■ **DATASET SECTION**
** begin **

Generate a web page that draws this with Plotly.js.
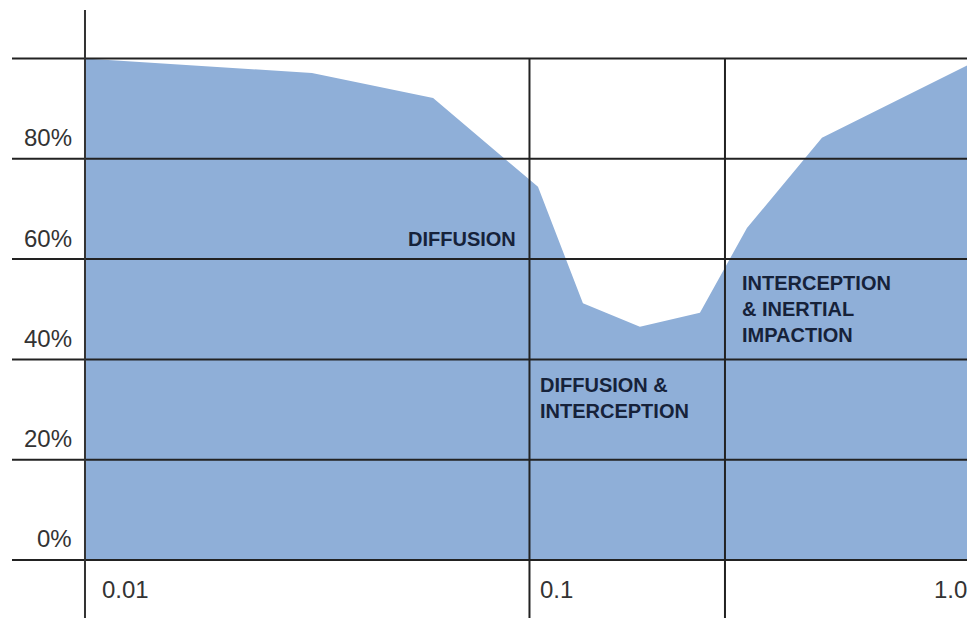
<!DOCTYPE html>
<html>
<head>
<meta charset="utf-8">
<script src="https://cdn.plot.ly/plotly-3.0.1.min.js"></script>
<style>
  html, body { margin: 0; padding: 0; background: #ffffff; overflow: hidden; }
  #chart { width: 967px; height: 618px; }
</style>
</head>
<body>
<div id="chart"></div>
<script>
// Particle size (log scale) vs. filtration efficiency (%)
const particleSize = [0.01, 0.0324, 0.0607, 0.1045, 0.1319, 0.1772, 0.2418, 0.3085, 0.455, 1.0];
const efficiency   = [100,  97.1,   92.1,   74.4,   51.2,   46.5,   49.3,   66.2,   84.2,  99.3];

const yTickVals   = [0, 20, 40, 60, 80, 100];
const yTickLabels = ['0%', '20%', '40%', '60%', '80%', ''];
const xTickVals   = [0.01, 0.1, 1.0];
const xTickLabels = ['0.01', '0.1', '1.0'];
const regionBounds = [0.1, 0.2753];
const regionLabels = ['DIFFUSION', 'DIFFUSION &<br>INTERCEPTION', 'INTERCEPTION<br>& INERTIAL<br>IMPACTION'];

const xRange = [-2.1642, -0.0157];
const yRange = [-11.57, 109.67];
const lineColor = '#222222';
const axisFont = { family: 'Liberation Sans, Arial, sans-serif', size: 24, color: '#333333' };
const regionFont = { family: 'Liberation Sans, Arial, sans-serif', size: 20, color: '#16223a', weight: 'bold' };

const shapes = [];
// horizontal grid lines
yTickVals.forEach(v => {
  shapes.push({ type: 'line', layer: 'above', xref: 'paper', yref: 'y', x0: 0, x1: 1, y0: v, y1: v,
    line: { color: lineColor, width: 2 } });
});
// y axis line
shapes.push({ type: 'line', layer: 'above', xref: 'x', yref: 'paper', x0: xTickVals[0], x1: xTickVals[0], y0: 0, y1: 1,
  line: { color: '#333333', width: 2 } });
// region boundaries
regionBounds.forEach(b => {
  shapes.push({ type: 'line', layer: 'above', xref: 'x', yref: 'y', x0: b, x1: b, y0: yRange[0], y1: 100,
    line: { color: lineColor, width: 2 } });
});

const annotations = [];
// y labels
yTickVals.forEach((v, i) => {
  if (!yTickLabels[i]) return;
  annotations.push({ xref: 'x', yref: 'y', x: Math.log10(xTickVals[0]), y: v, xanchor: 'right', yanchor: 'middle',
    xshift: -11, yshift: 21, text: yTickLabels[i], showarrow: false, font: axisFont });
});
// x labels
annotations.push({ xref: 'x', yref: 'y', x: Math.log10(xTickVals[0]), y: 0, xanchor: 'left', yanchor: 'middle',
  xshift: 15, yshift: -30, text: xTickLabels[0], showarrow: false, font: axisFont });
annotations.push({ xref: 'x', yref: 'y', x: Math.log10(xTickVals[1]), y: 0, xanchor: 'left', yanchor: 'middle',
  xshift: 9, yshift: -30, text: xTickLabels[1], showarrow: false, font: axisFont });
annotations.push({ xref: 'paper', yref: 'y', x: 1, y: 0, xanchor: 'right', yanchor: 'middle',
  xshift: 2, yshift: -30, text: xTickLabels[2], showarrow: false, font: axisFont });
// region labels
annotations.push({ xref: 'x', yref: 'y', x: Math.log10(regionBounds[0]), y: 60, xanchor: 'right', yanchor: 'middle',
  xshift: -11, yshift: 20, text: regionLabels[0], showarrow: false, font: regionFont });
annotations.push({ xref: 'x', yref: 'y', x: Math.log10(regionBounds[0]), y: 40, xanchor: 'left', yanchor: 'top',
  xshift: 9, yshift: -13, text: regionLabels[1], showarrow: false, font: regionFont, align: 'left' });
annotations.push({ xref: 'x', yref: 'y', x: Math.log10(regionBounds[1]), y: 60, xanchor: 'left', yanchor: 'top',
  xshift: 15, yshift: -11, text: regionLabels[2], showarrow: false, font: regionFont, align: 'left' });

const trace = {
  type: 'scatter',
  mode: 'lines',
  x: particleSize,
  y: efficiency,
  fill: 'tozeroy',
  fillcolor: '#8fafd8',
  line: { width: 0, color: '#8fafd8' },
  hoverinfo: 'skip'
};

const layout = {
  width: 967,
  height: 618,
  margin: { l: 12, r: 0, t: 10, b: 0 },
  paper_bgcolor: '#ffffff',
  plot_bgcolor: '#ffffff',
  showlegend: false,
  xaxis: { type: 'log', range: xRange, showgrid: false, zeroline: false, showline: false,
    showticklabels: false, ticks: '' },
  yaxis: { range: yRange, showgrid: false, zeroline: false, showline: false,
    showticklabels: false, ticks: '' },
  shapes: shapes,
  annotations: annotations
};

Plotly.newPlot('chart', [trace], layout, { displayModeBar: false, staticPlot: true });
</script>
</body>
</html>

** end **

■ **WHAT YOU HAVE TO DO**
Take the data above and repeat it exactly, leaving each picture out.

■ **RESPONSE**
Generate a web page that draws this with Plotly.js.
<!DOCTYPE html>
<html>
<head>
<meta charset="utf-8">
<script src="https://cdn.plot.ly/plotly-3.0.1.min.js"></script>
<style>
  html, body { margin: 0; padding: 0; background: #ffffff; overflow: hidden; }
  #chart { width: 967px; height: 618px; }
</style>
</head>
<body>
<div id="chart"></div>
<script>
// Particle size (log scale) vs. filtration efficiency (%)
const particleSize = [0.01, 0.0324, 0.0607, 0.1045, 0.1319, 0.1772, 0.2418, 0.3085, 0.455, 1.0];
const efficiency   = [100,  97.1,   92.1,   74.4,   51.2,   46.5,   49.3,   66.2,   84.2,  99.3];

const yTickVals   = [0, 20, 40, 60, 80, 100];
const yTickLabels = ['0%', '20%', '40%', '60%', '80%', ''];
const xTickVals   = [0.01, 0.1, 1.0];
const xTickLabels = ['0.01', '0.1', '1.0'];
const regionBounds = [0.1, 0.2753];
const regionLabels = ['DIFFUSION', 'DIFFUSION &<br>INTERCEPTION', 'INTERCEPTION<br>& INERTIAL<br>IMPACTION'];

const xRange = [-2.1642, -0.0157];
const yRange = [-11.57, 109.67];
const lineColor = '#222222';
const axisFont = { family: 'Liberation Sans, Arial, sans-serif', size: 24, color: '#333333' };
const regionFont = { family: 'Liberation Sans, Arial, sans-serif', size: 20, color: '#16223a', weight: 'bold' };

const shapes = [];
// horizontal grid lines
yTickVals.forEach(v => {
  shapes.push({ type: 'line', layer: 'above', xref: 'paper', yref: 'y', x0: 0, x1: 1, y0: v, y1: v,
    line: { color: lineColor, width: 2 } });
});
// y axis line
shapes.push({ type: 'line', layer: 'above', xref: 'x', yref: 'paper', x0: xTickVals[0], x1: xTickVals[0], y0: 0, y1: 1,
  line: { color: '#333333', width: 2 } });
// region boundaries
regionBounds.forEach(b => {
  shapes.push({ type: 'line', layer: 'above', xref: 'x', yref: 'y', x0: b, x1: b, y0: yRange[0], y1: 100,
    line: { color: lineColor, width: 2 } });
});

const annotations = [];
// y labels
yTickVals.forEach((v, i) => {
  if (!yTickLabels[i]) return;
  annotations.push({ xref: 'x', yref: 'y', x: Math.log10(xTickVals[0]), y: v, xanchor: 'right', yanchor: 'middle',
    xshift: -11, yshift: 21, text: yTickLabels[i], showarrow: false, font: axisFont });
});
// x labels
annotations.push({ xref: 'x', yref: 'y', x: Math.log10(xTickVals[0]), y: 0, xanchor: 'left', yanchor: 'middle',
  xshift: 15, yshift: -30, text: xTickLabels[0], showarrow: false, font: axisFont });
annotations.push({ xref: 'x', yref: 'y', x: Math.log10(xTickVals[1]), y: 0, xanchor: 'left', yanchor: 'middle',
  xshift: 9, yshift: -30, text: xTickLabels[1], showarrow: false, font: axisFont });
annotations.push({ xref: 'paper', yref: 'y', x: 1, y: 0, xanchor: 'right', yanchor: 'middle',
  xshift: 2, yshift: -30, text: xTickLabels[2], showarrow: false, font: axisFont });
// region labels
annotations.push({ xref: 'x', yref: 'y', x: Math.log10(regionBounds[0]), y: 60, xanchor: 'right', yanchor: 'middle',
  xshift: -11, yshift: 20, text: regionLabels[0], showarrow: false, font: regionFont });
annotations.push({ xref: 'x', yref: 'y', x: Math.log10(regionBounds[0]), y: 40, xanchor: 'left', yanchor: 'top',
  xshift: 9, yshift: -13, text: regionLabels[1], showarrow: false, font: regionFont, align: 'left' });
annotations.push({ xref: 'x', yref: 'y', x: Math.log10(regionBounds[1]), y: 60, xanchor: 'left', yanchor: 'top',
  xshift: 15, yshift: -11, text: regionLabels[2], showarrow: false, font: regionFont, align: 'left' });

const trace = {
  type: 'scatter',
  mode: 'lines',
  x: particleSize,
  y: efficiency,
  fill: 'tozeroy',
  fillcolor: '#8fafd8',
  line: { width: 0, color: '#8fafd8' },
  hoverinfo: 'skip'
};

const layout = {
  width: 967,
  height: 618,
  margin: { l: 12, r: 0, t: 10, b: 0 },
  paper_bgcolor: '#ffffff',
  plot_bgcolor: '#ffffff',
  showlegend: false,
  xaxis: { type: 'log', range: xRange, showgrid: false, zeroline: false, showline: false,
    showticklabels: false, ticks: '' },
  yaxis: { range: yRange, showgrid: false, zeroline: false, showline: false,
    showticklabels: false, ticks: '' },
  shapes: shapes,
  annotations: annotations
};

Plotly.newPlot('chart', [trace], layout, { displayModeBar: false, staticPlot: true });
</script>
</body>
</html>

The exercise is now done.